この“やりすぎ”が問題なのは、努力が目的化し、成果と結びつかなくなるからです。 外資系コンサルの現場では、「どれだけやったか」よりも”「なぜ、そこで止めたのか」という判断力”が重視されます。
本記事では、成果に直結する“やりすぎない力”を解説します。
1. 完璧主義が評価されにくい理由
完璧を目指す姿勢は一見誠実ですが、実務ではむしろマイナス評価になりやすいのが実情です。
なぜなら、ビジネスでは”「目的との整合性」が最優先されるから”です。いくら丁寧に作った資料も、意図や用途に合っていなければ無価値です。
特に、プロジェクト初期や議論のスタート段階では、「粒度を粗く、論点を明確にする」ことのほうが評価されます。 完璧主義はこのフェーズで“ズレた努力”を生みやすく、信頼を損なう原因になり得るのです。
2. 「必要十分な水準」を見極める3つの判断軸
「どこまでやるべきか」を迷うときは、以下3つの視点を使えば、過不足のない水準を設定できます。
① 誰に・何を・どこまで伝えるのか?
相手の立場・目的・時間感覚を踏まえて、どの論点をどの粒度で伝えるかを定めるだけで、やるべきことが明確になります。
この視点が抜けると、「万が一のために」と情報を盛り込み、本質をぼやけさせる非効率な完璧主義に陥ります。
② スコープと品質水準の事前合意
「ここまでやればOK」とゴールラインを握ることは、過剰品質を防ぐ最もシンプルな方法です。 それを超える作業は、誰のためにもなっていない“余計な正義”になることがあります。
③ 時間投資とリターンの釣り合いを測る
「この作業に1時間かけて、どれだけ成果が変わるか?」という問いを持ちましょう。 差分のインパクトが小さいなら、やめる判断が正解です。意思決定のスピードも価値の一部です。
3. 「やらない選択」が信頼に変わる理由
「やらない」は怠慢ではありません。むしろ、成果に向けて“選び抜く力”の現れです。
たとえば、「この資料は粗いですが、まず論点整理を優先しました」と説明できる人は、状況判断に長けたプロとして信頼されます。

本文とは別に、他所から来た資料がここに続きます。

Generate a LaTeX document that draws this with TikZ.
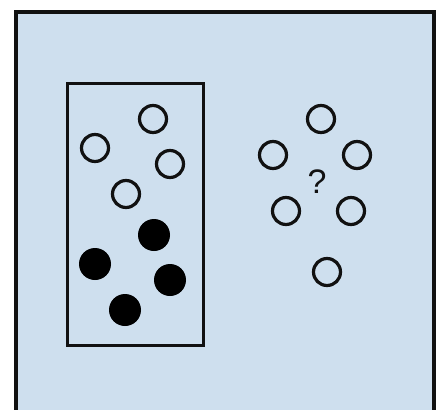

信頼される人の特徴は、「なぜやったか」より「なぜやらないか」を明確に語れること。これこそ、成果に直結する“やりすぎない思考法”の核心です。
4. 現場の実例|「粗さ」が武器になった資料作成
あるプロジェクトで、クライアントに提出するプレゼン資料をあえて粗い構成で提示したことがあります。
全体の構成と論点のみを示し、表や図などの装飾はあえて入れませんでした。 その意図は、「まず論点に対してフィードバックをもらうこと」に絞っていたからです。
結果として、「考え方が明確」「議論しやすい」と高評価。方向性が早期に定まり、その後の作業スピードと品質が大きく向上しました。 削ぎ落とす判断が、逆に成果を引き寄せる実例です。
まとめ|やりすぎない判断が“成果と信頼”をもたらす
完璧を目指すのではなく、「この作業は、目的にとって十分か?」という問いを判断基準にしましょう。
- 誰のための作業か?
- 何のための作業か?
この2つが曖昧なときは、むしろ立ち止まって“やらない選択”を検討すべきです。
やりすぎないという判断は、あなたを「結果を出す人」に変える確かなスキルです。成果と信頼を両立させるために、今こそ“完璧より構造”という視点を持ちましょう。